Cet ouvrage collectif a été mitonné par et pour des personnes autistes. Un ouvrage inclassable, coloré et joyeux.
Le livre. C’est ce qu’on pourrait appeler un OANI – un ouvrage Aspi non identifié. « Aspi », c’est le petit nom que se donnent parfois les personnes atteintes du syndrome d’Asperger, ces autistes de haut niveau qui ont des difficultés dans les interactions sociales mais ne présentent aucun déficit intellectuel. La preuve : le philosophe Josef Schovanec, l’un des coauteurs de Je cuisine un jour bleu, est lui-même un Aspi.
C’est en rencontrant au hasard d’une conférence un passionné de gastronomie, Claude Carat, que ce « saltimbanque de l’autisme » a eu l’idée de ce projet collaboratif : des recettes de cuisine concoctées par et pour des personnes autistes. Il en résulte un livre inclassable, illustré, coloré et joyeux. Aux antipodes du rapport sur le devenir professionnel des personnes atteintes de TSA (troubles du spectre autistique) remis par le même Schovanec, en mars 2017, au secrétariat d’Etat chargé des personnes handicapées, afin de nourrir le 4e plan autisme dont la présentation est attendue début avril. Aux antipodes, également, du traité médical ou du régime diététique.
Cuisiner un jour bleu
« Le silence du monde savant quant à la richesse alimentaire des habitants de l’Autistan ne peut qu’être cause d’amers regrets », écrit-il avec humour dans son avant-propos, louant à cette occasion les efforts passés de ses parents, « qui parvinrent seuls à surmonter quelques-unes des plus difficiles années de leur progéniture, marquées de troubles alimentaires sans nom ».Je cuisine un jour bleu – le titre fait référence à l’ouvrage d’un autre autiste de haut niveau, Daniel Tammet : Je suis né un jour bleu (Les Arènes, 2007) – a pour objet de combler ce silence. L’ouvrage mêle habilement les recettes inventées par des parents d’autistes ou par leurs enfants devenus adultes avec leurs commentaires « sur le vif », ce qui en fait tout le charme et l’intérêt.

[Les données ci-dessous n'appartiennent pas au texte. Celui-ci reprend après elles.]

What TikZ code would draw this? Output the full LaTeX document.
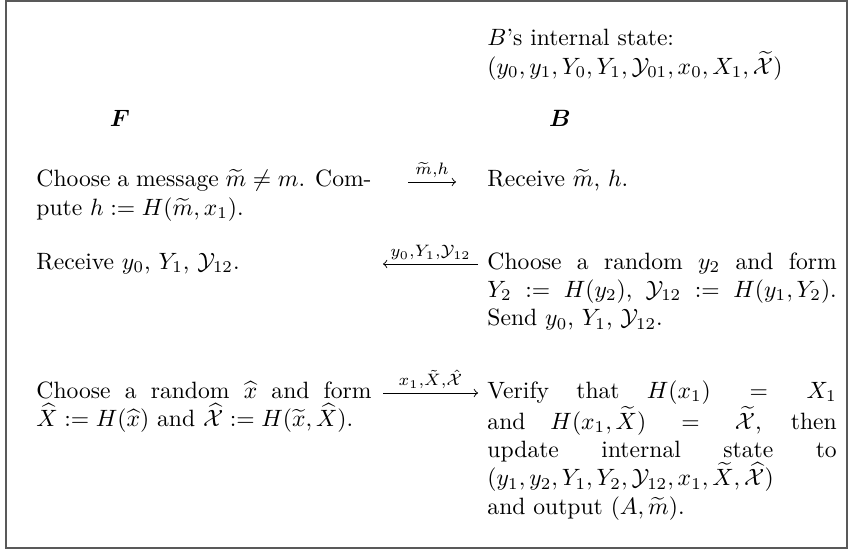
\documentclass[tikz,border=0pt]{standalone}
\usepackage{amsmath}
\usepackage{amssymb}

\tikzset{
    lcol/.style={anchor=base west, inner sep=0pt, text width=142pt, align=justify},
    rcol/.style={anchor=base west, inner sep=0pt, text width=148pt, align=justify},
    msg/.style={->},
    lbl/.style={above, inner sep=1.5pt}
}

\begin{document}
\begin{tikzpicture}[x=0.4237pt,y=-0.4237pt]
            \useasboundingbox (0,0) rectangle (848,552);
            \draw[black!65, line width=0.8pt] (6,1) rectangle (847,548);

            \node[rcol] (state) at (487,46) {$B$'s internal state:\\
                $(y_0, y_1, Y_0, Y_1, \mathcal{Y}_{01}, x_0, X_1, \widetilde{\mathcal{X}})$};

            \node[anchor=base] (F) at (120,127) {$\boldsymbol{F}$};
            \node[anchor=base] (B) at (560,127) {$\boldsymbol{B}$};

            \node[lcol] (f1) at (36,187) {Choose a message $\widetilde{m} \neq m$. Com-\linebreak pute $h := H(\widetilde{m}, x_1)$.};
            \node[rcol] (b1) at (487,187) {Receive $\widetilde{m}$, $h$.};

            \node[lcol] (f2) at (36,269) {Receive $y_0$, $Y_1$, $\mathcal{Y}_{12}$.};
            \node[rcol] (b2) at (487,269) {Choose a random $y_2$ and form\linebreak $Y_2 := H(y_2)$, $\mathcal{Y}_{12} := H(y_1, Y_2)$.\linebreak Send $y_0$, $Y_1$, $\mathcal{Y}_{12}$.};

            \node[lcol] (f3) at (36,398) {Choose a random $\widehat{x}$ and form\linebreak $\widehat{X} := H(\widehat{x})$ and $\widehat{\mathcal{X}} := H(\widetilde{x}, \widehat{X})$.};
            \node[rcol] (b3) at (487,398) {Verify that $H(x_1) = X_1$\linebreak and $H(x_1, \widetilde{X}) = \widetilde{\mathcal{X}}$, then\linebreak update internal state to\linebreak $(y_1, y_2, Y_1, Y_2, \mathcal{Y}_{12}, x_1, \widetilde{X}, \widehat{\mathcal{X}})$\\ and output $(A, \widetilde{m})$.};

            \coordinate (s1) at (408,182);
            \coordinate (e1) at (456,182);
            \coordinate (s2) at (478,264);
            \coordinate (e2) at (383,264);
            \coordinate (s3) at (383,393);
            \coordinate (e3) at (478,393);

            \draw[msg] (s1) -- node[lbl] {$\scriptstyle\widetilde{m},h$} (e1);
            \draw[msg] (s2) -- node[lbl] {$\scriptstyle y_0,Y_1,\mathcal{Y}_{12}$} (e2);
            \draw[msg] (s3) -- node[lbl] {$\scriptstyle x_1,\tilde{X},\hat{\mathcal{X}}$} (e3);
        \end{tikzpicture}
\end{document}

« Dans les témoignages des personnes avec TSA tout comme dans ceux des parents, les anecdotes concernant l’alimentation reviennent souvent », remarque la sociologue Amandine Rochedy, auteure d’une thèse sur les particularités alimentaires des personnes autistes. Ces derniers, en effet, présentent fréquemment une sensibilité inhabituelle aux stimuli sensoriels, dont attestent les ressentis de ces gourmets en herbe. L’odeur du fromage dérange Julien, Mattheo et Roméo ne mangent que des mets rouges, Ewan ne supporte pas les consistances molles ou mixées, tandis qu’Amélie adore la purée « volcanique »et que Corentin n’aime rien tant… que les spaghettis bleus. Autant d’enseignements et de sources d’inspiration pour les parents en détresse, comme pour les professionnels travaillant en instituts médico-éducatifs (IME) ou en Services d’éducation spéciale et de soins à domicile (Sessad).
Je cuisine un jour bleu. Gourmets autistes, recettes et témoignages,présenté par Josef Schovanec et Claude Carat (Editions Terre vivante, 176 p.